Belgian church apologises to mestizos

Belgium's Roman Catholic Church has apologised to mestizo children for the role that Roman Catholic orders and institutions played during the colonial period. The Bishop of Antwerp, Johan Bonny, voiced the apology during a colloquium in the Belgian senate this week.

Mestizos are the children of European fathers and African mothers. In Congo, Rwanda and Burundi there was no place for these children as blacks and whites were supposed to live completely separate lives. African mothers were pressurised to give up their children. Sometimes described as "the children of sin", they ended up in Roman Catholic institutions in Africa.

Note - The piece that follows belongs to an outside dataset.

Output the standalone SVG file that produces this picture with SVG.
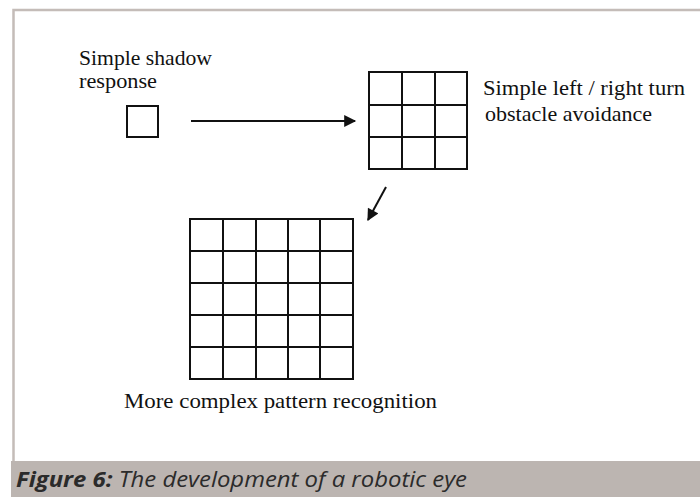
<svg xmlns="http://www.w3.org/2000/svg" width="700" height="497" viewBox="0 0 700 497">
<style>
.lbl{font-family:"Liberation Serif","Times New Roman",serif;font-size:21px;fill:#111}
.grid{fill:none;stroke:#111;stroke-width:2}
.conn{stroke:#111;stroke-width:2;fill:none}
.cap{font-family:"Open Sans","Noto Sans",sans-serif;font-size:21px;font-style:italic;fill:#2b2b2b}
</style>
<defs>
<marker id="ah" viewBox="0 0 10 10" refX="9" refY="5" markerWidth="6.5" markerHeight="6" orient="auto" markerUnits="strokeWidth">
<path d="M0,0 L10,5 L0,10 z" fill="#111"/>
</marker>
</defs>
<rect x="0" y="0" width="700" height="497" fill="#fff"/>
<path d="M13.5,461 V10 H700" fill="none" stroke="#c4bcb8" stroke-width="2.5"/>
<g id="n-single">
<rect class="grid" x="127" y="106" width="31" height="31"/>
<text class="lbl" x="79" y="65" textLength="133" lengthAdjust="spacingAndGlyphs">Simple shadow</text>
<text class="lbl" x="79" y="88" textLength="78" lengthAdjust="spacingAndGlyphs">response</text>
</g>
<g id="n-3x3">
<rect class="grid" x="369" y="72" width="98" height="97"/>
<path class="grid" d="M402,72 V169 M435,72 V169 M369,105 H467 M369,137 H467"/>
<text class="lbl" x="483" y="95" textLength="202" lengthAdjust="spacingAndGlyphs">Simple left / right turn</text>
<text class="lbl" x="485" y="121" textLength="167" lengthAdjust="spacingAndGlyphs">obstacle avoidance</text>
</g>
<g id="n-5x5">
<rect class="grid" x="190" y="219" width="163" height="160"/>
<path class="grid" d="M223,219 V379 M256,219 V379 M288,219 V379 M320,219 V379 M190,251 H353 M190,283 H353 M190,315 H353 M190,347 H353"/>
<text class="lbl" x="124" y="408" textLength="313" lengthAdjust="spacingAndGlyphs">More complex pattern recognition</text>
</g>
<g id="connectors">
<line class="conn" x1="191" y1="121" x2="355" y2="121" marker-end="url(#ah)"/>
<line class="conn" x1="386" y1="187" x2="368" y2="220" marker-end="url(#ah)"/>
</g>
<g id="caption">
<rect x="11" y="461" width="689" height="36" fill="#bcb5b1"/>
<text class="cap" x="16" y="487" textLength="451" lengthAdjust="spacingAndGlyphs"><tspan font-weight="bold">Figure 6:</tspan> The development of a robotic eye</text>
</g>
</svg>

In the Fifties hundreds of children from these institutions were brought to Belgium ending up in orphanages or with foster parents. They grew up in Belgium, but often possessed no birth certificate. Their nationality was removed and they had no contact with their parents or African family. Often they were kept from even knowing the identity of their parents. Organisations representing mestizos have been calling on Belgium to recognise their suffering and provide compensation.

The colloquium heard accounts of the fate of Belgian mestizos. The bishops called on Roman Catholic bodies in Belgium, Africa and Rome to release all information that could help mestizos to establish their true identity.

The Bishop of Antwerp, Johan Bonny: "Far-reaching segregation didn't do the mestizos any good. They were removed from their homes. Existing archive material that could allow people to identify their African mother should be made available. All restrictions on access to official documents should be lifted."

The Belgian authorities too are being asked to provide access to documents from the colonial period. Political parties represented at the colloquium want to support a parliamentary resolution urging Belgium to tackle the problems of the mestizos, recognise their suffering and prepare an official apology.